What better a time to go for a ride than a crisp Boxing Day morning? Today I found myself on the site of the future Chorlton Cycleway (“Area 1b”) where works have been ongoing since the summer. The route will eventually form a link between Manchester City Centre, and Chorlton Park, 3.5 miles to the south. This stretch runs along Chorlton Road and should be done around Spring 2021. I have linked detailed drawings, for those inclined.
Before the cycleway can go in (it will be carriageway level, demarked with kerbs, as seen above), there are some enabling works that must first be done. This includes a full resurface of the footways, and rebuilding the side road junctions to make them safer for walking and cycling.

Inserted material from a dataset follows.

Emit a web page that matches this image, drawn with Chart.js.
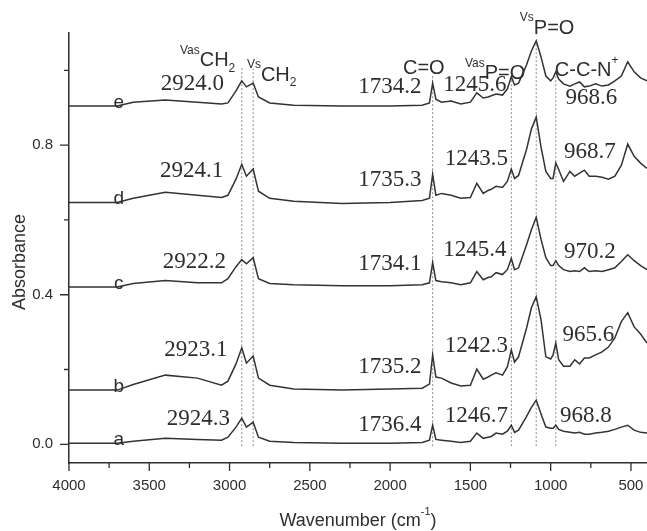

Much of this work is now nearing completion. Footways have been re-kerbed with 45° kerbs to allow for a slightly wider cycleway, and resurfaced (although this is regrettably just black asphalt and not a more attractive material). Side roads have also had the footway built out to make for tighter corners for drivers, and shorter distances for pedestrians and cycles to cross.
The side roads will have a raised footway to act as a visual and physical speed bump for drivers. This design doesn’t quite comply with the recommended ones from the latest LTN1/20 statutory guidance, as it doesn’t protect the cycleway quite as well as the footway. However, it’s still a much safer design than currently, and I think most people will feel safe walking and riding across. Regrettably, there are no temporary plastic or asphalt ramps to allow pram/wheelchair users to cross the road before the raised table goes in, making the road unnecessarily inaccessible during construction.

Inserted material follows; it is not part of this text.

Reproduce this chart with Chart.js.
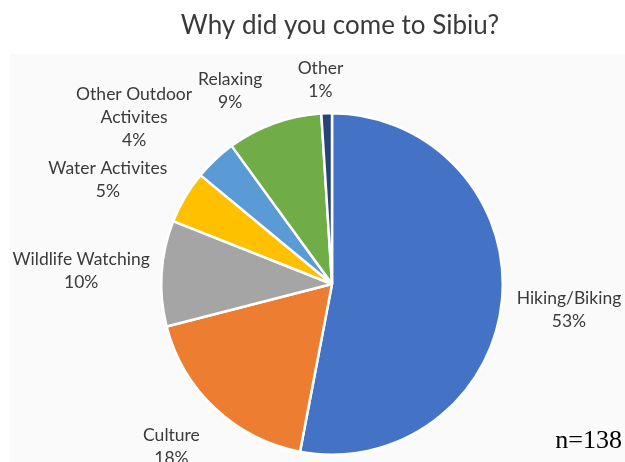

One thing I have not been able to get an answer for, is why a number of roads (3 or 4) have been built with dropped kerbs rather than raised crossings as they are shown on the plans. Bankwell Street, above, clearly has new dropped kerbs, but the plans show it as a raised table. It is unclear whether this is contractor error, a temporary accessible solution, or a change in the plans.
On a more exciting note, the first bus stop is well underway! The previous lay-by (which served to delay buses and endanger cyclists for motorist convenience) has been filled in, with cyclists going round the back of a new bus island in the road. There do appear to be some differences from the plans: the “rain garden” planting areas have not been built: again it is unclear whether they are yet to go in, or have been removed from the plans. The bus shelter has also not been moved to the island (yet?)
Hopefully, now these prepatory works are nearly finished, the cycleway can start to be constructed in the new year! It’s still amazing to finally see progress on the construction of this route since my post way back in 2019 on the then radio silence!